Letter: Alaska Aerospace Corporation

The Alaska Aerospace Corporation (AAC) has $4 million of unused funds left over from last year, and had legislators done their job and passed HB 256 – Amendment 7 on March 10, the money would have been put back into the state’s general funds to help pay for programs that are being cut (seniors, education, e.g).

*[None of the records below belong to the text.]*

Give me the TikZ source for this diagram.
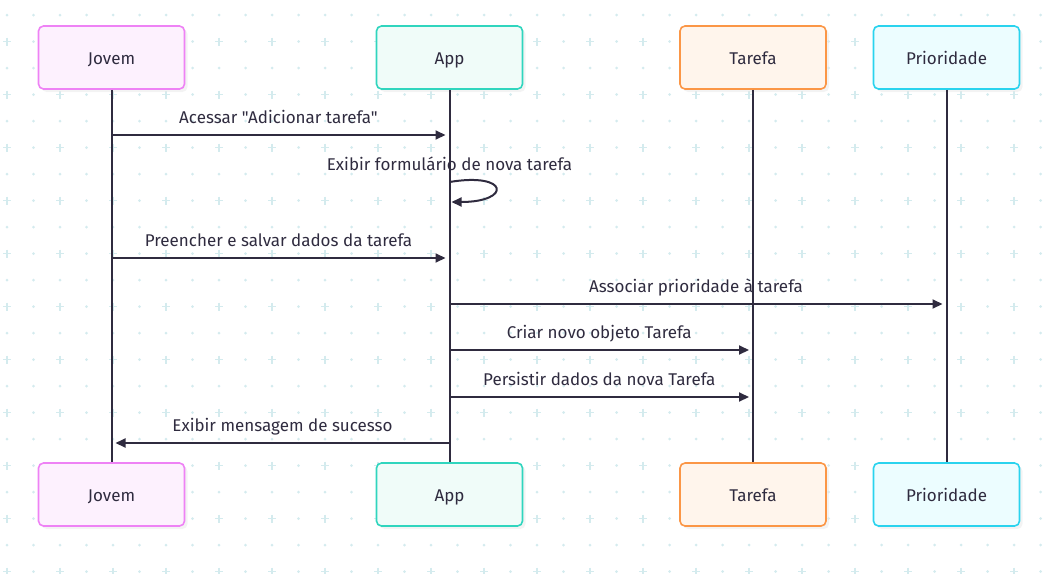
\documentclass[tikz,border=0pt]{standalone}
\usepackage{fontspec}
\setmainfont{Fira Sans}[Ligatures=TeXOff]
\usetikzlibrary{shapes,arrows.meta,calc,shadows}
\definecolor{ink}{HTML}{2F2B3F}
\definecolor{dotc}{HTML}{D4EBEE}
\definecolor{jovemline}{HTML}{EE82F5}
\definecolor{jovemfill}{HTML}{FDF1FE}
\definecolor{appline}{HTML}{30D5BE}
\definecolor{appfill}{HTML}{F0FCF9}
\definecolor{tarefaline}{HTML}{FB9646}
\definecolor{tarefafill}{HTML}{FFF5EC}
\definecolor{prioline}{HTML}{2AD3EE}
\definecolor{priofill}{HTML}{ECFDFF}
\tikzstyle{actor} = [rectangle, draw, line width=1.6pt, rounded corners=5pt,
    minimum width=146pt, minimum height=63pt, text=ink,
    text height=14pt, text depth=0.4pt,
    drop shadow={shadow xshift=3pt, shadow yshift=-3pt, fill=black!9}]
\tikzstyle{life} = [draw, ink, line width=2pt]
\tikzstyle{line} = [draw, ink, line width=2pt, -{Triangle[length=10pt,width=9pt]}]
\tikzstyle{msg} = [anchor=base, yshift=11.5pt, text=ink, inner sep=0pt]

\begin{document}
\begin{tikzpicture}[x=1pt, y=-1pt, font=\fontsize{17}{20}\selectfont]
    \useasboundingbox (0,0) rectangle (1043,573);
    % Background grid
    \foreach \r in {0,...,21} {
      \foreach \c in {0,...,39} {
        \pgfmathsetmacro\xx{7+26.5*\c}
        \pgfmathsetmacro\yy{15+26.5*\r}
        \pgfmathparse{int(mod(\r,2)*(1-mod(\c,2)))}
        \ifnum\pgfmathresult=1
          \draw[dotc, line width=1.5pt] (\xx-4,\yy) -- (\xx+4,\yy) (\xx,\yy-4) -- (\xx,\yy+4);
        \else
          \fill[dotc] (\xx,\yy) circle (1.5pt);
        \fi
      }
    }
    % Place nodes
    \node [actor, draw=jovemline, fill=jovemfill] (jovem) at (111.5,57.5) {Jovem};
    \node [actor, draw=appline, fill=appfill, right of=jovem, node distance=338pt] (app) {App};
    \node [actor, draw=tarefaline, fill=tarefafill, right of=app, node distance=303.5pt] (tarefa) {Tarefa};
    \node [actor, draw=prioline, fill=priofill, right of=tarefa, node distance=193.5pt] (prioridade) {Prioridade};
    \node [actor, draw=jovemline, fill=jovemfill, below of=jovem, node distance=437pt] (jovemB) {Jovem};
    \node [actor, draw=appline, fill=appfill, below of=app, node distance=437pt] (appB) {App};
    \node [actor, draw=tarefaline, fill=tarefafill, below of=tarefa, node distance=437pt] (tarefaB) {Tarefa};
    \node [actor, draw=prioline, fill=priofill, below of=prioridade, node distance=437pt] (prioridadeB) {Prioridade};
    % Lifelines
    \path [life] (jovem) -- (jovemB);
    \path [life] (app) -- (appB);
    \path [life] (tarefa) -- (tarefaB);
    \path [life] (prioridade) -- (prioridadeB);
    % Draw messages
    \path [line] (jovem |- 0,135) -- ($(app |- 0,135)+(-4,0)$) node [midway, msg] {Acessar "Adicionar tarefa"};
    \node [msg] (selfmsg) at (app |- 0,181.5) {Exibir formulário de nova tarefa};
    \path [line] (app |- 0,182) .. controls +(60,-10) and +(60,0) .. ($(app |- 0,202)+(2,0)$);
    \path [line] (jovem |- 0,258) -- ($(app |- 0,258)+(-4,0)$) node [midway, msg] {Preencher e salvar dados da tarefa};
    \path [line] (app |- 0,304) -- ($(prioridade |- 0,304)+(-4,0)$) node [midway, msg] {Associar prioridade à tarefa};
    \path [line] (app |- 0,350) -- ($(tarefa |- 0,350)+(-4,0)$) node [midway, msg] {Criar novo objeto Tarefa};
    \path [line] (app |- 0,397) -- ($(tarefa |- 0,397)+(-4,0)$) node [midway, msg] {Persistir dados da nova Tarefa};
    \path [line] (app |- 0,443) -- ($(jovem |- 0,443)+(4,0)$) node [midway, msg] {Exibir mensagem de sucesso};
\end{tikzpicture}
\end{document}
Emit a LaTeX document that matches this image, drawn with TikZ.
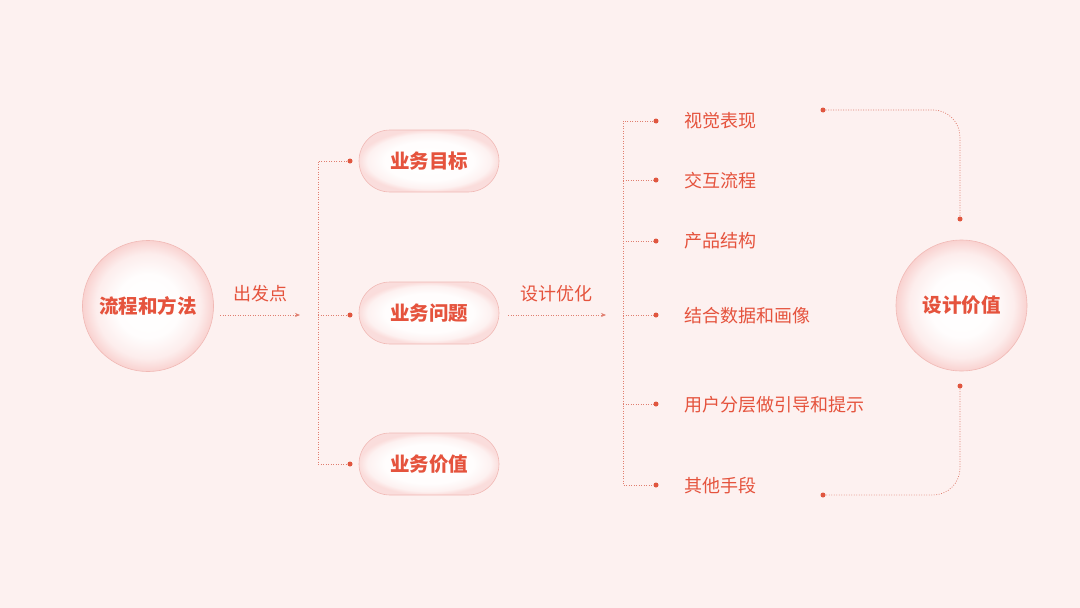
\documentclass[tikz,border=0pt]{standalone}
\usepackage{fontspec}
\setmainfont{Noto Sans CJK SC}
\usetikzlibrary{arrows.meta}
\definecolor{bgc}{HTML}{FDF1F0}
\definecolor{txt}{HTML}{E5533D}
\definecolor{dotc}{HTML}{E0563F}
\definecolor{linec}{HTML}{E07F70}
\definecolor{edgec}{HTML}{F9D2D0}
\definecolor{rimc}{HTML}{F1B9B5}
\pgfdeclareradialshading{bub}{\pgfpoint{0bp}{0bp}}{color(0bp)=(white); color(12bp)=(white!96!edgec); color(20bp)=(white!60!edgec); color(25bp)=(edgec); color(50bp)=(edgec)}
\pgfdeclareradialshading{pil}{\pgfpoint{0bp}{0bp}}{color(0bp)=(white); color(16bp)=(white!95!edgec); color(22bp)=(white!70!edgec); color(25bp)=(white!25!edgec); color(50bp)=(white!25!edgec)}
\tikzset{
  bubble/.style={circle, minimum size=131pt, inner sep=0pt, shading=bub, draw=rimc, line width=0.6pt, text=txt, font=\fontsize{19.5}{21}\selectfont\bfseries},
  pill/.style={rectangle, rounded corners=31pt, minimum width=140pt, minimum height=62pt, inner sep=0pt, shading=pil, draw=rimc, line width=0.6pt, text=txt, font=\fontsize{19.5}{21}\selectfont\bfseries},
  item/.style={anchor=west, inner sep=0pt, text=txt, font=\fontsize{18}{20}\selectfont},
  lab/.style={inner sep=0pt, text=txt, font=\fontsize{18}{20}\selectfont},
  dl/.style={draw=linec, line width=0.7pt, dash pattern=on 0.9pt off 1.6pt},
  tip/.style={-{Stealth[length=5pt,width=4pt,fill=dotc]}},
  bdot/.style={circle, fill=dotc, inner sep=0pt, minimum size=5pt}
}
\begin{document}
\begin{tikzpicture}[x=1pt,y=-1pt]
\fill[bgc] (0,0) rectangle (1080,608);
\useasboundingbox (0,0) rectangle (1080,608);
% main bubbles
\node[bubble] (flow) at (148,306) {流程和方法};
\node[bubble] (val) at (961.5,305.5) {设计价值};
% pills
\node[pill] (p1) at (429,161) {业务目标};
\node[pill] (p2) at (429,313) {业务问题};
\node[pill] (p3) at (429,464) {业务价值};
% labels
\node[lab] (l1) at (260,294) {出发点};
\node[lab] (l2) at (556,294) {设计优化};
% arrows
\coordinate (a1) at (220,315);
\coordinate (a2) at (300,315);
\draw[dl,tip] (a1) -- (a2);
\coordinate (b1) at (508,315);
\coordinate (b2) at (606,315);
\draw[dl,tip] (b1) -- (b2);
% left bracket
\coordinate (v1t) at (318,161);
\coordinate (v1m) at (318,315);
\coordinate (v1b) at (318,464);
\node[bdot] (d1) at (350,161) {};
\node[bdot] (d2) at (350,315) {};
\node[bdot] (d3) at (350,464) {};
\draw[dl] (d1) -- (v1t) -- (v1b) -- (d3);
\draw[dl] (v1m) -- (d2);
% right bracket
\node[bdot] (e1) at (656,121) {};
\node[bdot] (e2) at (656,180) {};
\node[bdot] (e3) at (656,241) {};
\node[bdot] (e4) at (656,315) {};
\node[bdot] (e5) at (656,404) {};
\node[bdot] (e6) at (656,485) {};
\coordinate (v2t) at (623,121);
\coordinate (v2b) at (623,485);
\draw[dl] (e1) -- (v2t) -- (v2b) -- (e6);
\foreach \n/\y in {e2/180,e3/241,e4/315,e5/404}{
  \draw[dl] (623,\y) -- (\n);
}
% items
\node[item] (t1) at (684,121) {视觉表现};
\node[item] (t2) at (684,181) {交互流程};
\node[item] (t3) at (684,241) {产品结构};
\node[item] (t4) at (684,316) {结合数据和画像};
\node[item] (t5) at (684,405) {用户分层做引导和提示};
\node[item] (t6) at (684,486) {其他手段};
% right connectors
\node[bdot] (f1) at (823,110) {};
\node[bdot] (f2) at (960,219) {};
\node[bdot] (g1) at (960,386) {};
\node[bdot] (g2) at (823,495) {};
\draw[dl, rounded corners=27pt] (f1) -- (960,110) -- (f2);
\draw[dl, rounded corners=27pt] (g1) -- (960,495) -- (g2);
\end{tikzpicture}
\end{document}
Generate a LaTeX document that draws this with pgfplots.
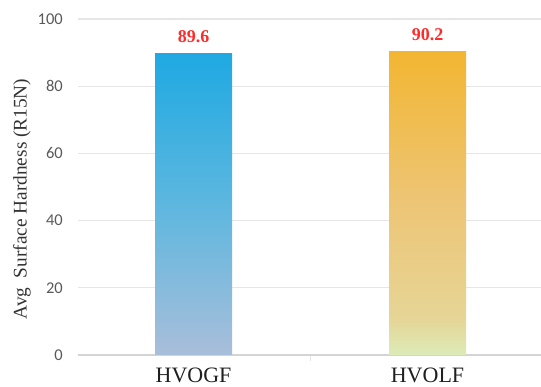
\documentclass[border=0pt]{standalone}
\usepackage{fontspec}
\setmainfont{Liberation Serif}
\newfontfamily\tickfont{Carlito}
\usepackage{pgfplots}
\pgfplotsset{compat=1.18}

\definecolor{gridgray}{HTML}{E6E6E6}
\definecolor{basegray}{HTML}{D4D4D4}
\definecolor{ticktext}{HTML}{595959}
\definecolor{valred}{HTML}{FF2B2B}
\definecolor{bluebot}{HTML}{A9BEDA}
\definecolor{bluemid}{HTML}{5DB7DF}
\definecolor{bluetop}{HTML}{1FA9E2}
\definecolor{orbot}{HTML}{DCEBB8}
\definecolor{orlow}{HTML}{E6D596}
\definecolor{ormid}{HTML}{EDC576}
\definecolor{ortop}{HTML}{F2B632}

% vertical gradients for the two bars (path box maps to 25bp..75bp)
\pgfdeclareverticalshading{blueshade}{100bp}{%
  color(0bp)=(bluebot);%
  color(25bp)=(bluebot);%
  color(50bp)=(bluemid);%
  color(75bp)=(bluetop);%
  color(100bp)=(bluetop)}
\pgfdeclareverticalshading{orangeshade}{100bp}{%
  color(0bp)=(orbot);%
  color(25bp)=(orbot);%
  color(31bp)=(orlow);%
  color(50bp)=(ormid);%
  color(75bp)=(ortop);%
  color(100bp)=(ortop)}

\begin{document}
\begin{tikzpicture}
\begin{axis}[
  at={(0,0)}, anchor=south west,
  scale only axis,
  width=463pt, height=336pt,
  xmin=-0.494, xmax=1.485,
  ymin=0, ymax=100,
  xtick={0,1},
  xticklabels={HVOGF,HVOLF},
  ytick={0,20,40,60,80,100},
  axis line style={draw=none},
  major tick length=0pt,
  ymajorgrids,
  grid style={color=gridgray, line width=1.3pt},
  extra y ticks={0},
  extra y tick labels={},
  extra y tick style={grid style={color=basegray, line width=1.3pt}},
  extra x ticks={0.5},
  extra x tick labels={},
  extra x tick style={major tick length=6pt, tick pos=bottom, tick align=outside,
    tick style={color=gridgray, line width=0.8pt}},
  yticklabel style={font=\tickfont\fontsize{16.5}{16.5}\selectfont, color=ticktext,
    inner sep=0pt, xshift=-15pt},
  /pgf/number format/assume math mode=true,
  xticklabel style={font=\fontsize{22}{22}\selectfont, color=black!88,
    inner sep=0pt, anchor=north, yshift=-13pt},
  ylabel={Avg\ \ Surface Hardness (R15N)},
  ylabel style={at={(axis description cs:-0.121,0.464)}, anchor=center,
    font=\fontsize{19.3}{19.3}\selectfont, color=black!80},
  ybar, bar width=77pt, bar shift=0pt,
  nodes near coords,
  every node near coord/.append style={font=\bfseries\fontsize{18}{18}\selectfont,
    color=valred, anchor=south, inner sep=0pt, yshift=11pt},
  nodes near coords align={anchor=south},
]
\addplot[draw=none, shading=blueshade] coordinates {(0,89.6)};
\addplot[draw=none, shading=orangeshade] coordinates {(1,90.2)};
\end{axis}
\pgfresetboundingbox
\path (-78pt,-32pt) rectangle (463pt,355pt);
\end{tikzpicture}
\end{document}
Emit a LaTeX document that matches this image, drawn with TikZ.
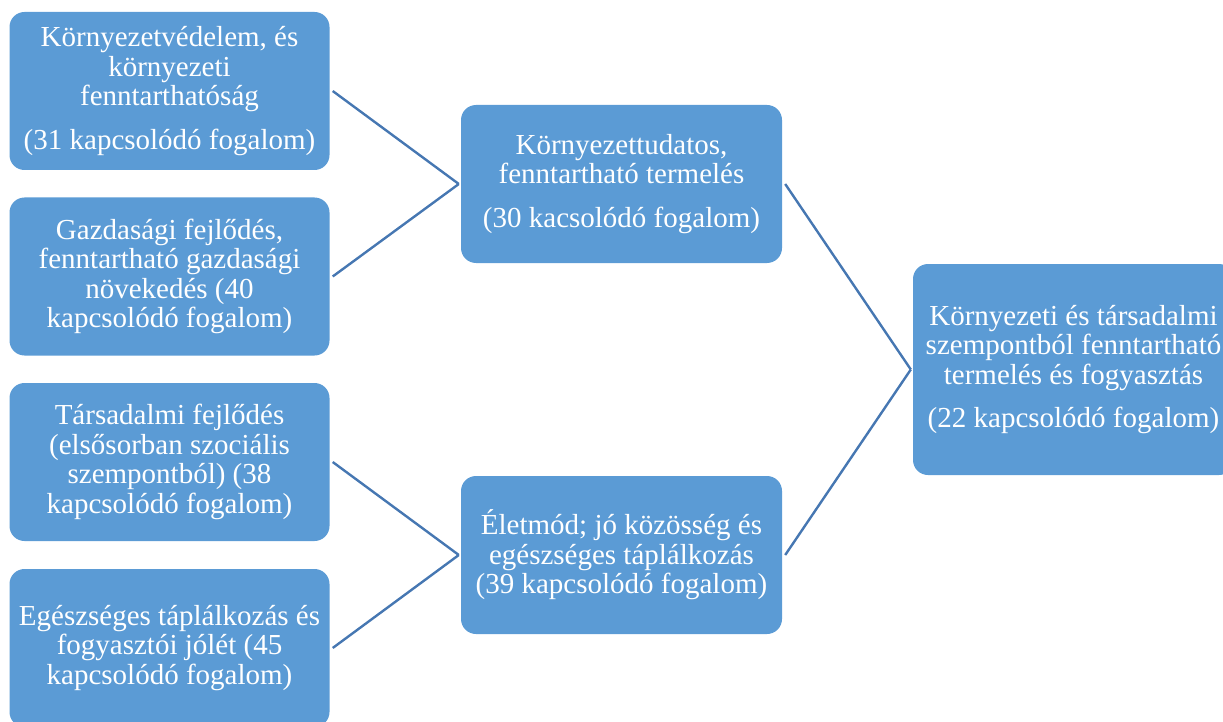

The AAC keeps saying it wants to ‘privatize’ but in order to do so it wants the state to turn over all the assets — cash balances, reappropriated funds, contracts, accounts receivable, office leases, furniture, furnishings, equipment and supplies — to its ‘new’ company. If the state agrees to the transfer of all these assets, the AAC would allow the state to receive future revenues from the AAC’s ventures. Unbelievable! The AAC should be obligated and forced to pay all the dividends it owes and never paid the state under the original agreement 20 years ago. Why should the state hand over all assets to the AAC when it has not received any investment return? If AAC cannot privatize on its own without the state’s help, then it needs to seek out funds from private investors or else shut down its operations.

Futhermore, the AAC wants the governor’s administration to introduce legislation this session reappropriating $2.3 million of the FY 2013 medium-lift appropriation to fund all of its transitional expenses, i.e legal, financial, accounting, financial advisory and administrative services and any other necessary things for the AAC to go ‘private.’ I doubt the administration has helped other individuals set up their own companies using state funds.